Graf behandelt zweitens jede Äußerung, in der irgend eine optimistische Erwartung an die Zukunft formuliert wird, als Bestandteil eines positiven Zukunftsdiskurses, um sich von den - für ihn überkommenen - "pessimistischen" und krisenhaften Interpretationen der Weimarer Republik abzusetzen. Dies gelingt ihm auch teilweise, aber zugleich ignoriert Graf fast jede pessimistische Äußerung, die es zwischen 1918 und 1933 auch in großer Zahl gegeben hat, bzw. relativiert diese als spezifische Form einer Zukunftsaneignung. Krisen sind für Graf lediglich narrative Strukturen, die eine komplexe Gegenwart ordnen und damit Handlungsorientierung vermitteln würden - eine Auffassung, die der Rezensent nicht teilt. Diese Schwäche zeigt sich besonders bei der ansonsten durchaus lesenswerten Darstellung der sogenannten konservativen Revolution.
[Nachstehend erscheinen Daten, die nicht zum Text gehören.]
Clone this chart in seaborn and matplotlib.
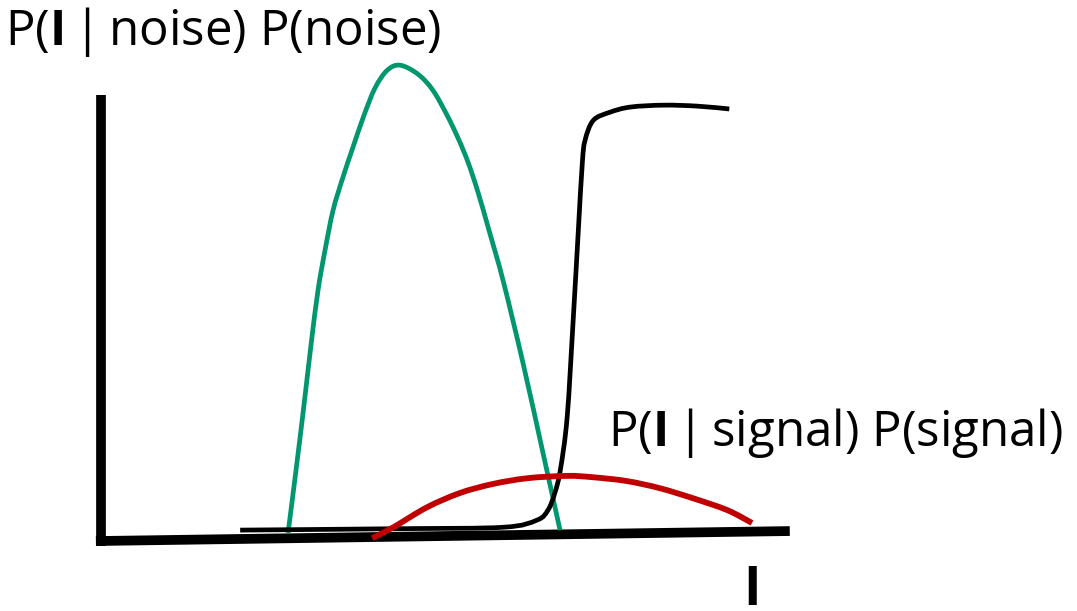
import matplotlib
matplotlib.use("Agg")
import matplotlib.pyplot as plt
from matplotlib.path import Path
from matplotlib.patches import PathPatch
import seaborn as sns
import numpy as np

sns.set_theme(style="white")
plt.rcParams["font.family"] = ["Open Sans", "DejaVu Sans"]
plt.rcParams["mathtext.fontset"] = "custom"
plt.rcParams["mathtext.rm"] = "Open Sans"
plt.rcParams["mathtext.bf"] = "Open Sans:bold"
plt.rcParams["text.color"] = "black"

# Intensity I (arbitrary units) and scaled likelihoods
noise_I = [2.737, 2.853, 2.969, 3.071, 3.173, 3.275, 3.392, 3.537, 3.683, 3.843,
           4.003, 4.178, 4.367, 4.629, 4.847, 5.051, 5.211, 5.357, 5.502, 5.662,
           5.866, 6.157, 6.448, 6.696]
noise_p = [0.017, 0.149, 0.286, 0.412, 0.527, 0.611, 0.695, 0.765, 0.828, 0.895,
           0.952, 0.989, 1.000, 0.981, 0.947, 0.895, 0.847, 0.796, 0.733, 0.653,
           0.548, 0.374, 0.185, 0.023]

signal_I = [3.96, 4.27, 4.76, 5.24, 5.72, 6.22, 6.80, 7.18, 7.67, 8.15, 8.63, 9.13, 9.49]
signal_p = [0.006, 0.029, 0.071, 0.101, 0.120, 0.132, 0.137, 0.134, 0.126, 0.111,
            0.090, 0.065, 0.038]

posterior_I = [2.04, 4.37, 5.87, 6.36, 6.52, 6.62, 6.70, 6.80, 6.89, 6.96, 7.02,
               7.06, 7.18, 7.42, 7.72, 8.20, 8.69, 9.16]
posterior_p = [0.023, 0.026, 0.029, 0.044, 0.065, 0.101, 0.149, 0.261, 0.471, 0.647,
               0.794, 0.842, 0.884, 0.901, 0.912, 0.916, 0.914, 0.908]

# Hand-drawn axes
x_axis_I = [-0.06, 10.04]
x_axis_p = [0.0, 0.021]
y_axis_I = [0.015, 0.015]
y_axis_p = [-0.01, 0.937]

labels = {
    "noise": r"P($\mathbf{I}\,$|$\,$noise) P(noise)",
    "signal": r"P($\mathbf{I}\,$|$\,$signal) P(signal)",
    "x": r"$\mathbf{I}$",
}


def smooth_path(xs, ys):
    """Catmull-Rom curve through the points, as cubic Bezier segments."""
    pts = np.column_stack([xs, ys]).astype(float)
    verts = [pts[0]]
    codes = [Path.MOVETO]
    n = len(pts)
    for i in range(n - 1):
        p0 = pts[i - 1] if i > 0 else pts[i]
        p1, p2 = pts[i], pts[i + 1]
        p3 = pts[i + 2] if i + 2 < n else pts[i + 1]
        c1 = p1 + (p2 - p0) / 6.0
        c2 = p2 - (p3 - p1) / 6.0
        verts += [c1, c2, p2]
        codes += [Path.CURVE4] * 3
    return Path(verts, codes)


fig = plt.figure(figsize=(10.77, 6.11), dpi=100)
ax = fig.add_axes([0, 0, 1, 1])

sns.lineplot(x=x_axis_I, y=x_axis_p, ax=ax, color="black", linewidth=7, sort=False,
             estimator=None)
ax.plot(y_axis_I, y_axis_p, color="black", linewidth=7, solid_capstyle="butt")
ax.lines[0].set_solid_capstyle("butt")

for xs, ys, col, lw, z in [
    (noise_I, noise_p, "#00966E", 3.4, 3),
    (posterior_I, posterior_p, "black", 3.4, 4),
    (signal_I, signal_p, "#C00000", 4.2, 5),
]:
    ax.add_patch(PathPatch(smooth_path(xs, ys), facecolor="none", edgecolor=col,
                           linewidth=lw, capstyle="butt", joinstyle="round", zorder=z))

ax.set_xlim(-1.456, 14.221)
ax.set_ylim(-0.147, 1.137)
ax.set_axis_off()

fig.text(5 / 1077, 1 - 45 / 611, labels["noise"], fontsize=35.5, ha="left", va="baseline")
fig.text(608 / 1077, 1 - 446 / 611, labels["signal"], fontsize=35.5, ha="left", va="baseline")
fig.text(750 / 1077, 1 - 605 / 611, labels["x"], fontsize=38, ha="center", va="baseline")

fig.savefig("out.png", dpi=100)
Seit Langem ist bekannt, dass Autoren wie Edgar Jung mit ihrer radikalen Rhetorik eine andere und bessere Zukunft erhofften, aber als Voraussetzung hierfür musste die Gegenwart, die schwarz in schwarz gezeichnet wurde, zunächst vollständig vernichtet werden. Georg Friedrich Jünger war bereit, dafür eher nebenbei einige Millionen Menschen zu opfern. Die Dimension dieser Gegenwartskritik wird von Graf nicht wirklich für die Zukunftsrhetorik erschlossen. Dadurch ist das Bild, das er zeichnet, nicht ausgewogen, sondern hochgradig selektiv. Eine anthropologische Konstante in allen Gesellschaften scheint darin zu bestehen, dass selbst in fast aussichtslosen materiellen, sozialen oder politischen Situationen Menschen dennoch dazu tendieren, an eine bessere Zukunft oder an eine Verbesserung ihrer gegenwärtigen Lebensumstände zu glauben. Ein Leser, der diese Einschränkungen, bzw. Kritikpunkte berücksichtigt, wird die intellektuell anregende Studie von Graf dennoch mit Gewinn zur Kenntnis nehmen.